**Exercise**
Type out the data exactly as given. Skip any image.

**Dataset section**
--

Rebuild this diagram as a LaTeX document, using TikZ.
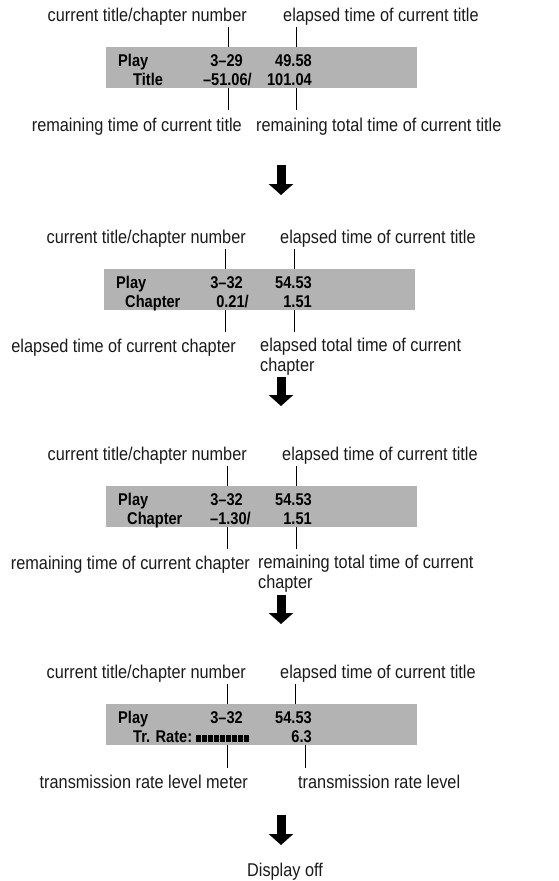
\documentclass[tikz,border=0pt]{standalone}
\usepackage{fontspec}
\setmainfont{Liberation Sans}
\newfontfamily\lblfont[Ligatures=TeX,FakeStretch=0.88]{Liberation Sans}
\newfontfamily\lcdfont[Ligatures=TeX,FakeStretch=0.86]{Liberation Sans}
\definecolor{lcdgrey}{HTML}{B3B3B3}
\definecolor{ink}{HTML}{1A1A1A}
\usepackage{tikz}
\usetikzlibrary{arrows.meta,positioning,calc}
\tikzset{
  lcd_box/.style={fill=lcdgrey,draw=none,inner sep=0pt,minimum width=311pt,minimum height=41pt,anchor=north west},
  lcd_txt/.style={inner sep=0pt,font=\lcdfont\fontsize{17}{19}\selectfont\bfseries,text=black},
  lbl/.style={inner sep=0pt,font=\lblfont\fontsize{18.5}{20}\selectfont,text=ink,align=left},
  tick/.style={draw=black,line width=0.9pt},
  arr_down/.style={draw=black,line width=9pt,-{Triangle[width=24pt,length=11pt]}},
}
\begin{document}
\begin{tikzpicture}[x=1pt,y=-1pt]
    \useasboundingbox (0,0) rectangle (559,881);

    \node[lbl,anchor=base east] (cur1) at (247,21) {current title/chapter number};
    \node[lbl,anchor=base west] (ela1) at (283,21) {elapsed time of current title};
    \node[lcd_box] (box1) at (106,47) {};
    \node[lcd_txt,anchor=base west] (play1) at (118,66) {Play};
    \node[lcd_txt,anchor=base east] (num1) at (243,66) {3--29};
    \node[lcd_txt,anchor=base east] (tim1) at (312,66) {49.58};
    \node[lcd_txt,anchor=base west] (mode1) at (133,85) {Title};
    \node[lcd_txt,anchor=base east] (rem1) at (252,85) {--51.06/};
    \node[lcd_txt,anchor=base east] (tot1) at (312,85) {101.04};
    \node[lbl,anchor=base east] (low1a) at (242,131) {remaining time of current title};
    \node[lbl,anchor=base west] (low1b) at (256,131) {remaining total time of current title};
    \coordinate (t1a) at (228,27); \coordinate (t1b) at (296,27);
    \coordinate (b1a) at (228,110); \coordinate (b1b) at (296,110);
    \draw[tick] (t1a) -- (t1a |- box1.north); \draw[tick] (t1b) -- (t1b |- box1.north);
    \draw[tick] (b1a) -- (b1a |- box1.south); \draw[tick] (b1b) -- (b1b |- box1.south);

    \coordinate (a1s) at (281,165); \coordinate (a1e) at (281,195);
    \draw[arr_down] (a1s) -- (a1e);

    \node[lbl,anchor=base east] (cur2) at (246,243) {current title/chapter number};
    \node[lbl,anchor=base west] (ela2) at (280,243) {elapsed time of current title};
    \node[lcd_box] (box2) at (104,269) {};
    \node[lcd_txt,anchor=base west] (play2) at (116,288) {Play};
    \node[lcd_txt,anchor=base east] (num2) at (243,288) {3--32};
    \node[lcd_txt,anchor=base east] (tim2) at (312,288) {54.53};
    \node[lcd_txt,anchor=base west] (mode2) at (125,307) {Chapter};
    \node[lcd_txt,anchor=base east] (rem2) at (249,307) {0.21/};
    \node[lcd_txt,anchor=base east] (tot2) at (312,307) {1.51};
    \node[lbl,anchor=base east] (low2a) at (236,352) {elapsed time of current chapter};
    \node[lbl,anchor=north west] (low2b) at (260,338) {elapsed total time of current\\chapter};
    \coordinate (t2a) at (225,249); \coordinate (t2b) at (294,249);
    \coordinate (b2a) at (225,332); \coordinate (b2b) at (294,332);
    \draw[tick] (t2a) -- (t2a |- box2.north); \draw[tick] (t2b) -- (t2b |- box2.north);
    \draw[tick] (b2a) -- (b2a |- box2.south); \draw[tick] (b2b) -- (b2b |- box2.south);

    \coordinate (a2s) at (281,377); \coordinate (a2e) at (281,406);
    \draw[arr_down] (a2s) -- (a2e);

    \node[lbl,anchor=base east] (cur3) at (247,460) {current title/chapter number};
    \node[lbl,anchor=base west] (ela3) at (282,460) {elapsed time of current title};
    \node[lcd_box] (box3) at (106,486) {};
    \node[lcd_txt,anchor=base west] (play3) at (118,505) {Play};
    \node[lcd_txt,anchor=base east] (num3) at (243,505) {3--32};
    \node[lcd_txt,anchor=base east] (tim3) at (312,505) {54.53};
    \node[lcd_txt,anchor=base west] (mode3) at (127,524) {Chapter};
    \node[lcd_txt,anchor=base east] (rem3) at (251,524) {--1.30/};
    \node[lcd_txt,anchor=base east] (tot3) at (312,524) {1.51};
    \node[lbl,anchor=base east] (low3a) at (250,569) {remaining time of current chapter};
    \node[lbl,anchor=north west] (low3b) at (258,555) {remaining total time of current\\chapter};
    \coordinate (t3a) at (227,466); \coordinate (t3b) at (296,466);
    \coordinate (b3a) at (227,549); \coordinate (b3b) at (296,549);
    \draw[tick] (t3a) -- (t3a |- box3.north); \draw[tick] (t3b) -- (t3b |- box3.north);
    \draw[tick] (b3a) -- (b3a |- box3.south); \draw[tick] (b3b) -- (b3b |- box3.south);

    \coordinate (a3s) at (281,595); \coordinate (a3e) at (281,624);
    \draw[arr_down] (a3s) -- (a3e);

    \node[lbl,anchor=base east] (cur4) at (246,678) {current title/chapter number};
    \node[lbl,anchor=base west] (ela4) at (280,678) {elapsed time of current title};
    \node[lcd_box] (box4) at (106,704) {};
    \node[lcd_txt,anchor=base west] (play4) at (118,723) {Play};
    \node[lcd_txt,anchor=base east] (num4) at (243,723) {3--32};
    \node[lcd_txt,anchor=base east] (tim4) at (312,723) {54.53};
    \node[lcd_txt,anchor=base west] (mode4) at (133,742) {Tr. Rate:};
    \foreach \i in {0,...,8}
      \fill[black] ($(mode4.base east)+(4+\i*6,0)$) rectangle ++(5,-7.5);
    \node[lcd_txt,anchor=base east] (rate4) at (312,742) {6.3};
    \node[lbl,anchor=base east] (low4a) at (248,788) {transmission rate level meter};
    \node[lbl,anchor=base west] (low4b) at (298,788) {transmission rate level};
    \coordinate (t4a) at (227,684); \coordinate (t4b) at (295,684);
    \coordinate (b4a) at (227,768); \coordinate (b4b) at (305,768);
    \draw[tick] (t4a) -- (t4a |- box4.north); \draw[tick] (t4b) -- (t4b |- box4.north);
    \draw[tick] (b4a) -- (b4a |- box4.south); \draw[tick] (b4b) -- (b4b |- box4.south);

    \coordinate (a4s) at (281,815); \coordinate (a4e) at (281,845);
    \draw[arr_down] (a4s) -- (a4e);
    \node[lbl,anchor=base] (off) at (285,876) {Display off};
  \end{tikzpicture}
\end{document}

--

**Response**
Rebuild this diagram as a LaTeX document, using TikZ.
\documentclass[tikz,border=0pt]{standalone}
\usepackage{fontspec}
\setmainfont{Liberation Sans}
\newfontfamily\lblfont[Ligatures=TeX,FakeStretch=0.88]{Liberation Sans}
\newfontfamily\lcdfont[Ligatures=TeX,FakeStretch=0.86]{Liberation Sans}
\definecolor{lcdgrey}{HTML}{B3B3B3}
\definecolor{ink}{HTML}{1A1A1A}
\usepackage{tikz}
\usetikzlibrary{arrows.meta,positioning,calc}
\tikzset{
  lcd_box/.style={fill=lcdgrey,draw=none,inner sep=0pt,minimum width=311pt,minimum height=41pt,anchor=north west},
  lcd_txt/.style={inner sep=0pt,font=\lcdfont\fontsize{17}{19}\selectfont\bfseries,text=black},
  lbl/.style={inner sep=0pt,font=\lblfont\fontsize{18.5}{20}\selectfont,text=ink,align=left},
  tick/.style={draw=black,line width=0.9pt},
  arr_down/.style={draw=black,line width=9pt,-{Triangle[width=24pt,length=11pt]}},
}
\begin{document}
\begin{tikzpicture}[x=1pt,y=-1pt]
    \useasboundingbox (0,0) rectangle (559,881);

    \node[lbl,anchor=base east] (cur1) at (247,21) {current title/chapter number};
    \node[lbl,anchor=base west] (ela1) at (283,21) {elapsed time of current title};
    \node[lcd_box] (box1) at (106,47) {};
    \node[lcd_txt,anchor=base west] (play1) at (118,66) {Play};
    \node[lcd_txt,anchor=base east] (num1) at (243,66) {3--29};
    \node[lcd_txt,anchor=base east] (tim1) at (312,66) {49.58};
    \node[lcd_txt,anchor=base west] (mode1) at (133,85) {Title};
    \node[lcd_txt,anchor=base east] (rem1) at (252,85) {--51.06/};
    \node[lcd_txt,anchor=base east] (tot1) at (312,85) {101.04};
    \node[lbl,anchor=base east] (low1a) at (242,131) {remaining time of current title};
    \node[lbl,anchor=base west] (low1b) at (256,131) {remaining total time of current title};
    \coordinate (t1a) at (228,27); \coordinate (t1b) at (296,27);
    \coordinate (b1a) at (228,110); \coordinate (b1b) at (296,110);
    \draw[tick] (t1a) -- (t1a |- box1.north); \draw[tick] (t1b) -- (t1b |- box1.north);
    \draw[tick] (b1a) -- (b1a |- box1.south); \draw[tick] (b1b) -- (b1b |- box1.south);

    \coordinate (a1s) at (281,165); \coordinate (a1e) at (281,195);
    \draw[arr_down] (a1s) -- (a1e);

    \node[lbl,anchor=base east] (cur2) at (246,243) {current title/chapter number};
    \node[lbl,anchor=base west] (ela2) at (280,243) {elapsed time of current title};
    \node[lcd_box] (box2) at (104,269) {};
    \node[lcd_txt,anchor=base west] (play2) at (116,288) {Play};
    \node[lcd_txt,anchor=base east] (num2) at (243,288) {3--32};
    \node[lcd_txt,anchor=base east] (tim2) at (312,288) {54.53};
    \node[lcd_txt,anchor=base west] (mode2) at (125,307) {Chapter};
    \node[lcd_txt,anchor=base east] (rem2) at (249,307) {0.21/};
    \node[lcd_txt,anchor=base east] (tot2) at (312,307) {1.51};
    \node[lbl,anchor=base east] (low2a) at (236,352) {elapsed time of current chapter};
    \node[lbl,anchor=north west] (low2b) at (260,338) {elapsed total time of current\\chapter};
    \coordinate (t2a) at (225,249); \coordinate (t2b) at (294,249);
    \coordinate (b2a) at (225,332); \coordinate (b2b) at (294,332);
    \draw[tick] (t2a) -- (t2a |- box2.north); \draw[tick] (t2b) -- (t2b |- box2.north);
    \draw[tick] (b2a) -- (b2a |- box2.south); \draw[tick] (b2b) -- (b2b |- box2.south);

    \coordinate (a2s) at (281,377); \coordinate (a2e) at (281,406);
    \draw[arr_down] (a2s) -- (a2e);

    \node[lbl,anchor=base east] (cur3) at (247,460) {current title/chapter number};
    \node[lbl,anchor=base west] (ela3) at (282,460) {elapsed time of current title};
    \node[lcd_box] (box3) at (106,486) {};
    \node[lcd_txt,anchor=base west] (play3) at (118,505) {Play};
    \node[lcd_txt,anchor=base east] (num3) at (243,505) {3--32};
    \node[lcd_txt,anchor=base east] (tim3) at (312,505) {54.53};
    \node[lcd_txt,anchor=base west] (mode3) at (127,524) {Chapter};
    \node[lcd_txt,anchor=base east] (rem3) at (251,524) {--1.30/};
    \node[lcd_txt,anchor=base east] (tot3) at (312,524) {1.51};
    \node[lbl,anchor=base east] (low3a) at (250,569) {remaining time of current chapter};
    \node[lbl,anchor=north west] (low3b) at (258,555) {remaining total time of current\\chapter};
    \coordinate (t3a) at (227,466); \coordinate (t3b) at (296,466);
    \coordinate (b3a) at (227,549); \coordinate (b3b) at (296,549);
    \draw[tick] (t3a) -- (t3a |- box3.north); \draw[tick] (t3b) -- (t3b |- box3.north);
    \draw[tick] (b3a) -- (b3a |- box3.south); \draw[tick] (b3b) -- (b3b |- box3.south);

    \coordinate (a3s) at (281,595); \coordinate (a3e) at (281,624);
    \draw[arr_down] (a3s) -- (a3e);

    \node[lbl,anchor=base east] (cur4) at (246,678) {current title/chapter number};
    \node[lbl,anchor=base west] (ela4) at (280,678) {elapsed time of current title};
    \node[lcd_box] (box4) at (106,704) {};
    \node[lcd_txt,anchor=base west] (play4) at (118,723) {Play};
    \node[lcd_txt,anchor=base east] (num4) at (243,723) {3--32};
    \node[lcd_txt,anchor=base east] (tim4) at (312,723) {54.53};
    \node[lcd_txt,anchor=base west] (mode4) at (133,742) {Tr. Rate:};
    \foreach \i in {0,...,8}
      \fill[black] ($(mode4.base east)+(4+\i*6,0)$) rectangle ++(5,-7.5);
    \node[lcd_txt,anchor=base east] (rate4) at (312,742) {6.3};
    \node[lbl,anchor=base east] (low4a) at (248,788) {transmission rate level meter};
    \node[lbl,anchor=base west] (low4b) at (298,788) {transmission rate level};
    \coordinate (t4a) at (227,684); \coordinate (t4b) at (295,684);
    \coordinate (b4a) at (227,768); \coordinate (b4b) at (305,768);
    \draw[tick] (t4a) -- (t4a |- box4.north); \draw[tick] (t4b) -- (t4b |- box4.north);
    \draw[tick] (b4a) -- (b4a |- box4.south); \draw[tick] (b4b) -- (b4b |- box4.south);

    \coordinate (a4s) at (281,815); \coordinate (a4e) at (281,845);
    \draw[arr_down] (a4s) -- (a4e);
    \node[lbl,anchor=base] (off) at (285,876) {Display off};
  \end{tikzpicture}
\end{document}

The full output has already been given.